Two other commissaries went to Tobolsk to remove the remainder of the family—Tatiana had been left in charge of the invalid and household. Olga, the eldest daughter, did not enjoy her mother’s confidence in the same degree. She took far more interest in literature than in the practical affairs of life, and would hide herself in a corner with a book or tell stories to the soldiers, utterly forgetting domestic trifles. Anastasia, still a child, and rather backward, could be left in Tatiana’s care. Maria went with the Imperial couple because she was too grown-up to remain under her sister’s care. She was a very attractive girl, and it used to be rather a joke among the grand duchesses to twit her on her “conquests” among the Komisars.

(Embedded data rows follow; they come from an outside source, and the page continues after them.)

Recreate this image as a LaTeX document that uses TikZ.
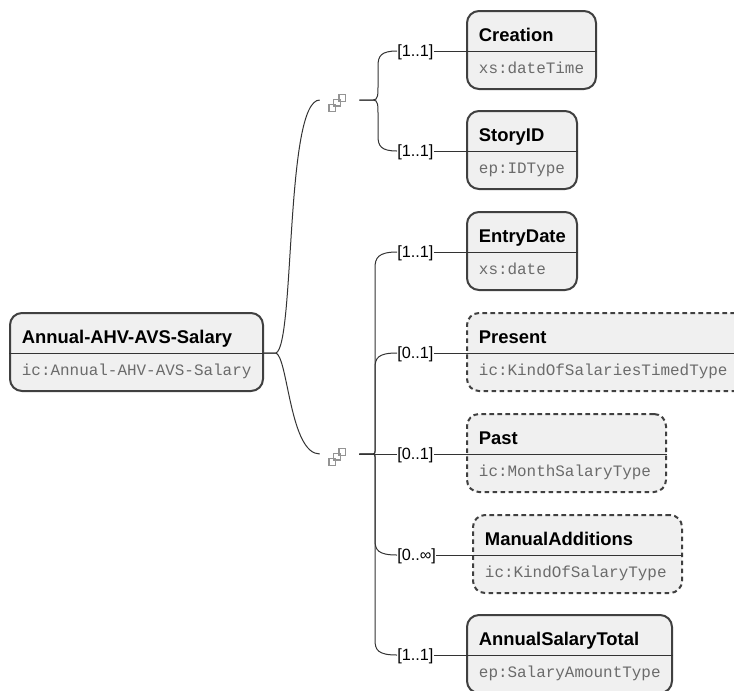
\documentclass[tikz,border=0pt]{standalone}
\usepackage{fontspec}
\setmainfont{Liberation Sans}
\setmonofont{Liberation Mono}
\usepackage{tikz}
\begin{document}
\begin{tikzpicture}[x=0.75pt, y=-0.75pt]
	\tikzstyle{typebox} = [draw=black!75, line width=1.5pt, fill=black!6, rounded corners=9pt, inner sep=0pt]
	\tikzstyle{optbox} = [typebox, dash pattern=on 3.5pt off 2.5pt]
	\tikzstyle{title} = [anchor=base west, inner sep=0pt, font=\fontsize{13.8}{16}\selectfont\bfseries]
	\tikzstyle{kind} = [anchor=base west, inner sep=0pt, text=black!58, font=\fontsize{11.95}{14}\selectfont\ttfamily]
	\tikzstyle{card} = [anchor=west, inner sep=0pt, text height=10.1pt, text depth=2.6pt, font=\fontsize{12.2}{14}\selectfont]
	\tikzstyle{wire} = [draw=black!80, line width=0.75pt]
	\tikzstyle{choice} = [minimum width=29.25pt, minimum height=15pt, inner sep=0pt]
	\tikzstyle{cell} = [draw=black!42, line width=1.2pt, minimum size=5pt, inner sep=0pt]
	\useasboundingbox (0,0) rectangle (734,690);
	\clip (0,0) rectangle (734,690);

	\foreach \n/\x/\w/\y/\st/\t/\k in {
		root/136.5/253/352/typebox/Annual-AHV-AVS-Salary/ic:Annual-AHV-AVS-Salary,
		creation/531.5/129/50/typebox/Creation/xs:dateTime,
		story/522/110/150/typebox/StoryID/ep:IDType,
		entry/522/110/251/typebox/EntryDate/xs:date,
		present/607/280/352/optbox/Present/ic:KindOfSalariesTimedType,
		past/566.5/199/453/optbox/Past/ic:MonthSalaryType,
		manual/577.5/209/554/optbox/ManualAdditions/ic:KindOfSalaryType,
		total/569.5/205/654/typebox/AnnualSalaryTotal/ep:SalaryAmountType} {
		\node[\st, minimum width=\w*0.75pt, minimum height=58.5pt] (\n) at (\x,\y) {};
		\coordinate (\n-l) at ([yshift=-0.75pt]\n.west);
		\coordinate (\n-r) at ([yshift=-0.75pt]\n.east);
		\draw[wire] (\n-l) -- (\n-r);
		\node[title] (\n-t) at ([xshift=9.5pt, yshift=6.75pt]\n.west) {\t};
		\node[kind] (\n-k) at ([xshift=9.5pt, yshift=-17.4pt]\n.west) {\k};
	}

	\node[choice] (seqa) at (339.5,100) {};
	\node[choice] (seqb) at (339.5,454) {};
	\foreach \s in {seqa,seqb} {
		\node[cell] (\s-3) at ([xshift=1.9pt, yshift=1.5pt]\s.center) {};
		\node[cell] (\s-2) at ([xshift=-1.9pt, yshift=-2.2pt]\s.center) {};
		\node[cell] (\s-1) at ([xshift=-5.6pt, yshift=-6pt]\s.center) {};
	}

	\foreach \n/\y/\c in {creation/51/[1..1], story/151/[1..1], entry/252/[1..1], present/353/[0..1], past/454/[0..1], manual/555/[0..∞], total/655/[1..1]} {
		\node[card] (\n-c) at (397,\y) {\c};
		\draw[wire] (\n-c.east) -- (\n-l);
	}

	\draw[wire] (root-r) -- ++(12,0) .. controls (295,345) and (285,100) .. (seqa.west);
	\draw[wire] (root-r) -- ++(12,0) .. controls (288,358) and (290,454) .. (seqb.west);

	\draw[wire] (seqa.east) -- ++(14,0) .. controls (378,100) and (378,95) .. (378,85) -- (378,66) .. controls (378,56) and (381,51) .. (creation-c.west);
	\draw[wire] (seqa.east) -- ++(14,0) .. controls (378,100) and (378,105) .. (378,115) -- (378,136) .. controls (378,146) and (381,151) .. (story-c.west);

	\draw[wire] (seqb.east) -- ++(14,0) .. controls (376,454) and (375,449) .. (375,441) -- (375,268) .. controls (375,258) and (378,252) .. (entry-c.west);
	\draw[wire] (seqb.east) -- ++(14,0) .. controls (376,454) and (375,449) .. (375,441) -- (375,368) .. controls (375,358) and (378,353) .. (present-c.west);
	\draw[wire] (seqb.east) -- (past-c.west);
	\draw[wire] (seqb.east) -- ++(14,0) .. controls (376,454) and (375,459) .. (375,467) -- (375,540) .. controls (375,550) and (378,555) .. (manual-c.west);
	\draw[wire] (seqb.east) -- ++(14,0) .. controls (376,454) and (375,459) .. (375,467) -- (375,640) .. controls (375,650) and (378,655) .. (total-c.west);
\end{tikzpicture}
\end{document}
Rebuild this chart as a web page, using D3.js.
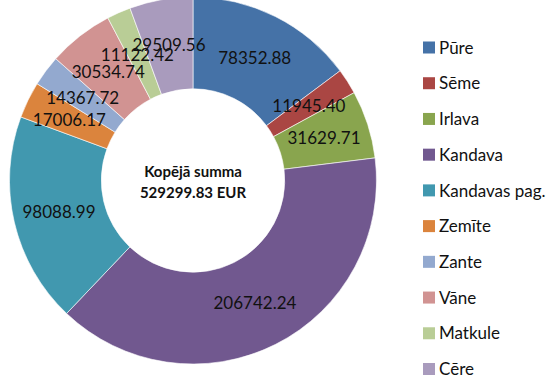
<!DOCTYPE html>
<html>
<head>
<meta charset="utf-8">
<script src="https://cdn.jsdelivr.net/npm/d3@7/dist/d3.min.js"></script>
<style>
  html, body { margin: 0; padding: 0; background: #fff; }
  svg { display: block; }
  text { font-family: Lato, "Noto Sans", sans-serif; fill: #111; }
</style>
</head>
<body>
<svg id="chart" width="550" height="377"></svg>
<script>
// Budget split by parish (EUR)
const categories = ["Pūre", "Sēme", "Irlava", "Kandava", "Kandavas pag.", "Zemīte", "Zante", "Vāne", "Matkule", "Cēre"];
const values = [78352.88, 11945.40, 31629.71, 206742.24, 98088.99, 17006.17, 14367.72, 30534.74, 11122.42, 29509.56];
const colors = ["#4572A7", "#AA4643", "#89A54E", "#71588F", "#4198AF", "#DB843D", "#93A9CF", "#D19392", "#B9CD96", "#A99BBD"];
const centerTitle = "Kopējā summa";
const currency = "EUR";

const svg = d3.select("#chart");
const cx = 193, cy = 180.5;
const outerR = 183.5, innerR = 91.7;

const data = categories.map((name, i) => ({ name, value: values[i], color: colors[i] }));
const total = d3.sum(values);

const pie = d3.pie().value(d => d.value).sort(null);
const arc = d3.arc().innerRadius(innerR).outerRadius(outerR);

const g = svg.append("g").attr("transform", `translate(${cx},${cy})`);
const arcs = pie(data);

g.selectAll("path.slice")
  .data(arcs)
  .enter().append("path")
  .attr("class", "slice")
  .attr("d", arc)
  .attr("fill", d => d.data.color)
  .attr("stroke", "#fff")
  .attr("stroke-width", 0.6);

g.selectAll("text.val")
  .data(arcs)
  .enter().append("text")
  .attr("class", "val")
  .attr("transform", d => `translate(${arc.centroid(d)})`)
  .attr("text-anchor", "middle")
  .attr("dy", "0.36em")
  .style("font-size", "17px")
  .text(d => d.data.value.toFixed(2));

// Total in the hole
g.append("text")
  .attr("text-anchor", "middle")
  .attr("y", -9)
  .attr("dy", "0.36em")
  .style("font-size", "15px")
  .style("font-weight", "bold")
  .text(centerTitle);
g.append("text")
  .attr("text-anchor", "middle")
  .attr("y", 12)
  .attr("dy", "0.36em")
  .style("font-size", "15px")
  .style("font-weight", "bold")
  .text(`${total.toFixed(2)} ${currency}`);

// Legend
const legendY = d3.scalePoint().domain(categories).range([47.5, 369]);
const legend = svg.append("g");
const items = legend.selectAll("g.item")
  .data(data)
  .enter().append("g")
  .attr("class", "item")
  .attr("transform", d => `translate(423,${legendY(d.name)})`);
items.append("rect")
  .attr("x", 0).attr("y", -6)
  .attr("width", 12).attr("height", 12)
  .attr("fill", d => d.color);
items.append("text")
  .attr("x", 16)
  .attr("dy", "0.36em")
  .style("font-size", "17px")
  .text(d => d.name);
</script>
</body>
</html>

The two successors of Yakovlev were:—A sailor named Hohriakov and a certain Rodionov. The latter was afterwards identified as a former gendarme officer. He used to inspect the passports at the German frontier, and served some time in the Russian Embassy at Berlin as a spy on Russian revolutionaries. When taxed with it, he admitted the impeachment. The sailor, a typical good-natured peasant, soon made friends with all the children. Rodionov, on the contrary, went out of his way to torment and ill-treat them. He forbade the grand duchesses to lock their doors at night, informing them with a leer that he had a perfect right to come into their rooms whenever he liked. With every appearance of enjoyment, he announced that in Ekaterinburg they would have to observe stricter rules, which he himself had devised. Hohriakov was nominally senior to Rodionov, but the latter did what he pleased.